Sorry about pulling the post. I will be putting it back when I've published the next one.
As for the print option, I've completely and permanently abandoned that, because the blog format - mine at any rate - depends very much on hyperlinks, mainly referencing other posts in the same blog, which can be effected with bookmarks & internal hyperlinks. Another consideration is the illustrations, which would be expensive in print.
I'm currently working very actively on my Wayfarer's Notes e-book, but it will take a while to complete, and then I hope you will be able to see the advantages.
Arash (do you subscribe to his Arash's World blog?) has had his book printed, and the publisher contacted me to ask if I were interested in the same treatment.
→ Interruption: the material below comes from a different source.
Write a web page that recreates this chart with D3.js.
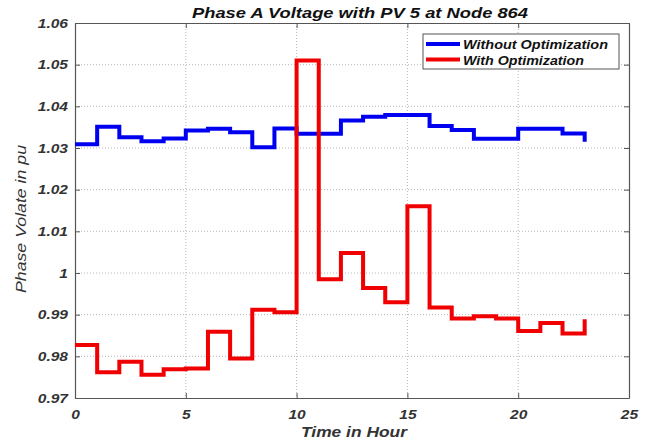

I wouldn't, first because print would not be right and second because I have the time and skill background to make my own Kindle book (incidentally, at zero cost). I would of course also take the required steps to ensure that it would be available to posterity, though the master copy would necessarily be digital not print.
The joys of writing have the chance for a cleansing when we doubt ourselves. Some of us have good reasons to doubt - it's called quality control.
Vincent, I see that you have put your post back and added a new one! I am going to send them to my Kindle to read later. You always leave much to think about and to digest and it’s interesting to read the varied aspects that jump out at your readers. I am often a wallflower listening in these days.
That’s great that your actively working on your Wayfarer’s Notes e-book.
I do not subscribe to Arash’s World. Thank you for telling me about it. I took a peek, but will have a longer look later on.
You gave me a chuckle on doubt and quality control. Yes, I suppose there is some truth to that, Vincent.
When you download on Kindle you may not notice one of my comments to "Binding a Joy" which links to this post of yours . . .
I read the comments on the regular computer first. I see it. Thanks for making mention to my post, Vincent.